| AVS 57th International Symposium & Exhibition | |
| Electronic Materials and Processing | Thursday Sessions |
| Session EM+SS-ThM |
| Session: | Nitride Surfaces and Interfaces |
| Presenter: | A.A. Baski, Virginia Commonwealth |
| Authors: | A.A. Baski, Virginia Commonwealth M. Foussekis, Virginia Commonwealth M.A. Reshchikov, Virginia Commonwealth |
| Correspondent: | Click to Email |
Devices based on wide-bandgap GaN are successfully being used today, but a better understanding of surface effects such as band bending could further improve their performance. Many results have been reported on the upward surface band bending for n-type GaN, but fewer exist on the downward band bending for p-type GaN. Surface photovoltage (SPV) measurements using a Kelvin probe can directly measure the change in surface potential during UV illumination, and thereby indirectly measure the resulting decrease in band bending. We have studied steady-state and transient SPV for band-to-band (365 nm) illumination on a variety of p-type (Mg-doped) and n-type (Si-doped ) GaN samples grown by hydride vapor phase epitaxy and metal organic chemical vapor deposition.

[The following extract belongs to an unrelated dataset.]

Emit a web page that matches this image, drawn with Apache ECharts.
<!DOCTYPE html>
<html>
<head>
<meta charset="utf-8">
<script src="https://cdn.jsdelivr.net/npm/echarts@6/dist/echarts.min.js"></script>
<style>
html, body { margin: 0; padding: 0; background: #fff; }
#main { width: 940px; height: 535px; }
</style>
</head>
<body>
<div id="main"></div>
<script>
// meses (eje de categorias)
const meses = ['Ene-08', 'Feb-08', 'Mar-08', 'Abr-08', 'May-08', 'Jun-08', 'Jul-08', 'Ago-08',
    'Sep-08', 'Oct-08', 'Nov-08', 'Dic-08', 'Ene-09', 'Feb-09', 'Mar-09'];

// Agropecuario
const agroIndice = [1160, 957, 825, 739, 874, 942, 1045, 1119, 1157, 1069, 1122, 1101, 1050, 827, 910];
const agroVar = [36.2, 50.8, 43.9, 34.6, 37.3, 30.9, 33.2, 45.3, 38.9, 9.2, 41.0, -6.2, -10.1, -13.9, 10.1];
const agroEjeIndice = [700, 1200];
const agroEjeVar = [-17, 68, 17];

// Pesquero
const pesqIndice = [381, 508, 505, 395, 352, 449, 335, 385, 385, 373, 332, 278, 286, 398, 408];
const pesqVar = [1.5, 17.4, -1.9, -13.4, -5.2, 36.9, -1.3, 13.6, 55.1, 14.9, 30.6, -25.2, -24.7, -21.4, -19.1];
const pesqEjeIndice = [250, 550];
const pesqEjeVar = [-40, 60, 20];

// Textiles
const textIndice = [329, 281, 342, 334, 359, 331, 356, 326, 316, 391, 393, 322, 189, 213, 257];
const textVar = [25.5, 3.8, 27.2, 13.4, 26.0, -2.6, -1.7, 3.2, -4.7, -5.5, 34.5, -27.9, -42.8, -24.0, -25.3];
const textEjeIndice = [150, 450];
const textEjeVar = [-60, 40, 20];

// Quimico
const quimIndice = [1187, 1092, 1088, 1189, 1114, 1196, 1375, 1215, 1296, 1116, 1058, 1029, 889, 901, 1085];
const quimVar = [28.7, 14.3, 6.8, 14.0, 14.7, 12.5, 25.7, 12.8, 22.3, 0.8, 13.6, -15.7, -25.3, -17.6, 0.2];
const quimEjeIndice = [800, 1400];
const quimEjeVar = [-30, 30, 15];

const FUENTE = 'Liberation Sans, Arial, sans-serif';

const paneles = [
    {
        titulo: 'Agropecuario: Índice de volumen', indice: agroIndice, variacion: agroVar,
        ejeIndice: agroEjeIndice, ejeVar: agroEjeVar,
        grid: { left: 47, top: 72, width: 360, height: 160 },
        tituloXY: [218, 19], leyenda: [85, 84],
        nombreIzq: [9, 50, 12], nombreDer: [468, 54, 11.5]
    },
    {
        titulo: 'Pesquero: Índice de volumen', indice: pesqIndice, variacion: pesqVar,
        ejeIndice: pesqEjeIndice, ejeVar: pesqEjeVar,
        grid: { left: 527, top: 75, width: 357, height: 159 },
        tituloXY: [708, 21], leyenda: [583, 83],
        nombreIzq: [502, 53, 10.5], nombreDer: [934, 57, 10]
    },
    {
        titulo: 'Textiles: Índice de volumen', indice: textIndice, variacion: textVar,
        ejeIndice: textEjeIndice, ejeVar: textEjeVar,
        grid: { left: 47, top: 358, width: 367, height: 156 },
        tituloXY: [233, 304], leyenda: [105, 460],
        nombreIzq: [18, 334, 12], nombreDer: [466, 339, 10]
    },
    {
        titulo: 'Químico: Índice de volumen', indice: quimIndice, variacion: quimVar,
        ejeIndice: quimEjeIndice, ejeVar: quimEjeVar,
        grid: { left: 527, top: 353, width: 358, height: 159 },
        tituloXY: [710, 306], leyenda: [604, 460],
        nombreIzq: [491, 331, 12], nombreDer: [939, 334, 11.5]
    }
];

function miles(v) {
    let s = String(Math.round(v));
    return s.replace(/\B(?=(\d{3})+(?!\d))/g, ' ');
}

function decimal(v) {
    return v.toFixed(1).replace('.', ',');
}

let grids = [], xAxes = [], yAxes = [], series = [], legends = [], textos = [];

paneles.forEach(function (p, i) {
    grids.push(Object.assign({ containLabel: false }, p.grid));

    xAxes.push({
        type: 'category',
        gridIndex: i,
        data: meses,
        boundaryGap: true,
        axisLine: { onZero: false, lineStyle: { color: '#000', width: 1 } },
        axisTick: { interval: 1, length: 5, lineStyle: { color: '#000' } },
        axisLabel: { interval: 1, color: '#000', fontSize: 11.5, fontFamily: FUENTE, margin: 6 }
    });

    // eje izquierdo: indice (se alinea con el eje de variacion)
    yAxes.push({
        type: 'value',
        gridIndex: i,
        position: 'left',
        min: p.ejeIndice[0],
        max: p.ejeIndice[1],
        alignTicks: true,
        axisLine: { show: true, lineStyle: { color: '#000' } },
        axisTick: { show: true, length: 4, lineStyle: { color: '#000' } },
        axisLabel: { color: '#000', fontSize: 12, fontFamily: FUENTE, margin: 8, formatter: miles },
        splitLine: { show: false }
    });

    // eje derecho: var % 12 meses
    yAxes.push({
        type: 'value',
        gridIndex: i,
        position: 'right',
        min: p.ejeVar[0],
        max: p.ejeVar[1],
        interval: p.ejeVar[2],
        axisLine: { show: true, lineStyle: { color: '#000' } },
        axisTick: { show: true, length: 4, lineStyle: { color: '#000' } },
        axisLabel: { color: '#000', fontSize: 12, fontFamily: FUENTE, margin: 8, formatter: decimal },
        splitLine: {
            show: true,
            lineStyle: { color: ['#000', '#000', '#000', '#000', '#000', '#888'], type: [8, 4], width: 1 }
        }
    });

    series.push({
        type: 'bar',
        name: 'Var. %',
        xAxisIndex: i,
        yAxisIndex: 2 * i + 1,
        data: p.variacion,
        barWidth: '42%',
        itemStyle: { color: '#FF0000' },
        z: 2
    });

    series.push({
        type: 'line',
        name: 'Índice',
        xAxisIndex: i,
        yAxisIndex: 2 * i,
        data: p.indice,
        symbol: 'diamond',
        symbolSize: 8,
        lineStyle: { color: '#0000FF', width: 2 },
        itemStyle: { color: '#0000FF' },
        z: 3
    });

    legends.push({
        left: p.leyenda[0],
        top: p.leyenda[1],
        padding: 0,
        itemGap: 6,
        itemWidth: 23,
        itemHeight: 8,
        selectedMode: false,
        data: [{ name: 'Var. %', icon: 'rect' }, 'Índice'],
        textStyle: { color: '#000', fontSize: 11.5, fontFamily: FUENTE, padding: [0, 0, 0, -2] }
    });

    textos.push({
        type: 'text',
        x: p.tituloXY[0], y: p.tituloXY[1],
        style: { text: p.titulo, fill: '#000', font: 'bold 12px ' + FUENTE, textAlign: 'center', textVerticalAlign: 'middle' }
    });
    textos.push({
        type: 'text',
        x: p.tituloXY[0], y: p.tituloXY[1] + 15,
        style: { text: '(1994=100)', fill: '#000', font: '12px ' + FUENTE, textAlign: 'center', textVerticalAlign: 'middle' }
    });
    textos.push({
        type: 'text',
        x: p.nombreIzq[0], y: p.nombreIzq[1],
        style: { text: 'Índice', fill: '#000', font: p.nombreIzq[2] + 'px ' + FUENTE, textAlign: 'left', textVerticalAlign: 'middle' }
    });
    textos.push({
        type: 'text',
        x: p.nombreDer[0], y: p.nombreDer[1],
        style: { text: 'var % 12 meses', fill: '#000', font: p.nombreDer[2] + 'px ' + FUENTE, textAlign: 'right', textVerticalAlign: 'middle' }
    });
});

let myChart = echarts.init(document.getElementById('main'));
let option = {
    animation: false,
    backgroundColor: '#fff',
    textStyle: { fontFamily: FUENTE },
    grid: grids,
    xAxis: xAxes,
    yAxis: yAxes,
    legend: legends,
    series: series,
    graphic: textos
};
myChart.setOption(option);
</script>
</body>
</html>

For n-type and p-type GaN samples, short (5 s) UV exposures generate an SPV magnitude of about 0.5 eV in both air and vacuum environments. The sign of the SPV signal is positive for n-type GaN and negative for p-type GaN, corresponding to a positive or negative change in surface potential, respectively. This fast component of the SPV corresponds to the accumulation of photo-generated holes (n-type) or electrons (p-type) at the semiconductor/oxide interface and leads to a corresponding decrease in band bending. As expected, this "internal" mechanism does not appear to depend on the sample environment. After ceasing illumination, decay of the SPV in dark and under all environments is slow with a logarithmic time dependence.
It is during longer UV exposures that the SPV behavior becomes noticeably different for n- vs. p-type samples. For n-type GaN, a long UV exposure (1 h) typically causes the SPV to decrease to 0.35 eV in air, but to increase to 0.6 eV in vacuum. This SPV behavior is consistent with the photo-induced adsorption of negatively charged oxygen species in air and their desorption in vacuum. In contrast, long UV exposure for some p-type samples has caused the SPV to reach a surprisingly large value of -1.1 eV in air, but to not change significantly in vacuum. The more negative SPV in air again indicates the adsorption of negative surface species, but the rather large change over extended illumination is not expected, particularly given that a comparable opposite change does not occur in vacuum (as for n-type). Therefore, the charging of the surface layer on p-type GaN and how it affects band bending is still under investigation. We have developed a phenomenological model that is able to distinguish contributions from internal (fast) and external (slow) mechanisms in SPV transients, and have demonstrated that the native oxide layer can play a significant role.